Judge's welfare order has put Massachusetts on the spot. Once again the courts are pressing politicians to correct social ills
NOBODY, especially a lawmaker, likes to be told what to do. The recent welfare-benefits decree by a Massachusetts Superior Court judge is certainly no exception. While the effects of the Jan. 5 order by Judge Charles M. Grabau may be less than first assumed, they still seem likely to result in increased payments for thousands of poor families. The order did not specify how much the welfare level should be increased, but it represents a major victory for human service activists pushing to provide higher living standards for the needy.
Massachusetts has a strong economy and one of the lowest unemployment rates in the nation.
Judge Grabau, in clarifying his order last week, said he wants the administration to admit that current benefit levels are far below actual expenses for a family.
Regardless of whether the administration wins its appeal of the ruling, Gov.
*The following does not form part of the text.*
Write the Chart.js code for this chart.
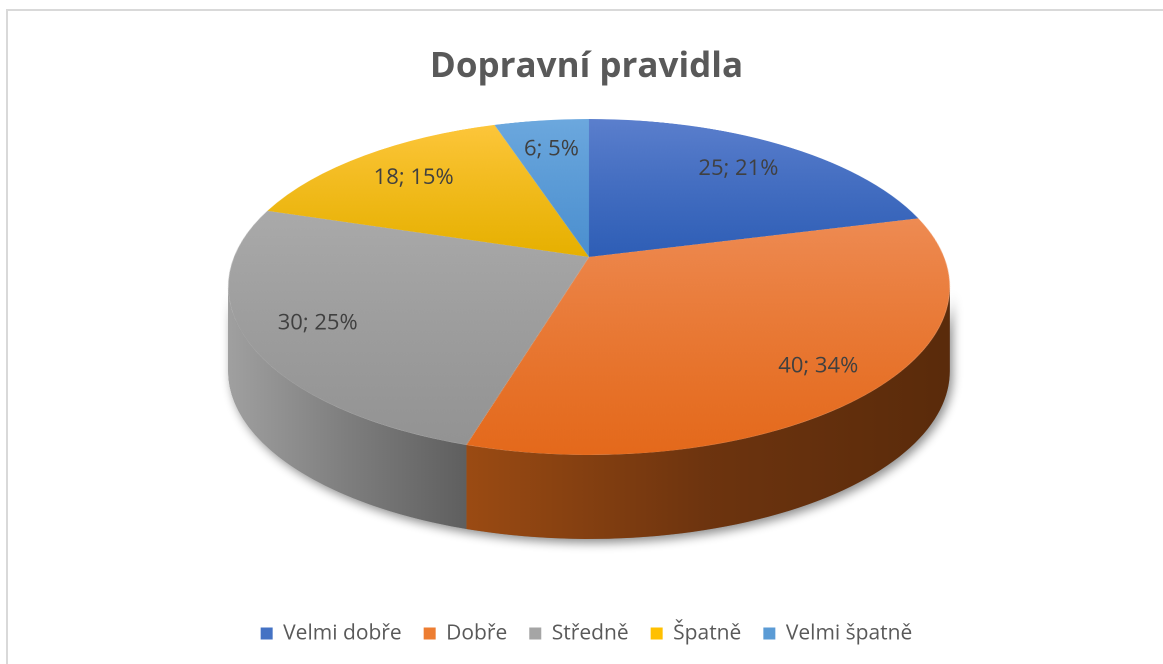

Michael S. Dukakis and the legislature may have little choice but to come up with at least a modest adjustment in benefits.
It would be unfair to the administration and legislature leaders to suggest that something would not have been done to boost payment levels for those receiving Aid to Families with Dependent Children (AFDC). The Grabau action, however, just might speed things along.
From a purely constitutional standpoint it would appear that Judge Grabau, as concerned as he surely was over the adequacy of AFDC benefits, has no authority to provide additional money.
All the courts can do is find that deplorable conditions exist and direct those responsible to make improvements.
The Grabau order was particularly disturbing to Governor Dukakis, coming as it did almost on the eve of his inauguration to a third term and at a time when he is touting the accomplishments of his administration in improving the plight of people in the state.
Higher welfare benefits could also increase eligibility levels for welfare to include perhaps thousands of new people, among them some who would find it more attractive to collect AFDC checks than continue in low-paying jobs.
The Grabau order might also weaken the state's ET (employment and training) program under which some 30,000 people, mostly AFDC mothers, have been helped off welfare into self-supporting jobs over the past three years. That program and its success in reducing state welfare rolls have been heralded by the governor as something needed nationally, with potential for saving millions of tax dollars while providing many with a better life style and greater sense of self-respect.
The Grabau decree came just days after federal District Court Judge Joseph Tauro ended his 14-year involvement in ensuring substantially improved living conditions for the residents at the state's five institutions for the mentally retarded. Unlike the current welfare-benefits case, the state did not appeal that court finding. Instead, officials agreed to make improvements.
Two years ago, in a case concerning pollution of Boston Harbor, then state Superior Court Judge Paul Garrity ordered the commonwealth to end the discharge of sewage into the harbor. He refused to step aside until lawmakers created an agency to plan and build new treatment facilities.
State or federal judges in recent years have also forced Boston officials to approve and implement plans for replacing the old Charles Street Jail, to improve the public housing program, and to affect substantial changes in the schools.
In each instance the officials were forced to carry out sometimes court-directed programs and come up with funds to get the job done.
In the Boston school case, for example, federal Judge W.Arthur Garrity Jr. often had more to say about how schools were run than elected officials, for close to a decade. There is little doubt that the Garrity orders, aimed at racially balancing the city's classrooms, had an effect substantially beyond what was originally intended.
The original Grabau decree could have similar consequences for the commonwealth and its economy over the coming years, with perhaps more people on welfare and higher taxes to pay the increased benefits.
Certainly the state has a responsibility to see that no citizen is without housing, essential clothing, and enough food. But whatever aid is provided should not be a disincentive to anyone to try to make it on his own.
The need to ensure proper housing for poor families might be better served through a direct rental-subsidy grant for those unable to find a decent shelter. It would surely be cheaper in the long run were homeless families located permanently in public or private housing rather than put up indefinitely in hotels.
The real answer is to make it more attractive for those who could support themselves and their families to move voluntarily in that direction, leaving welfare dollars for those who need it most.
As well motivated as it was, the Grabau order would hardly accomplish that.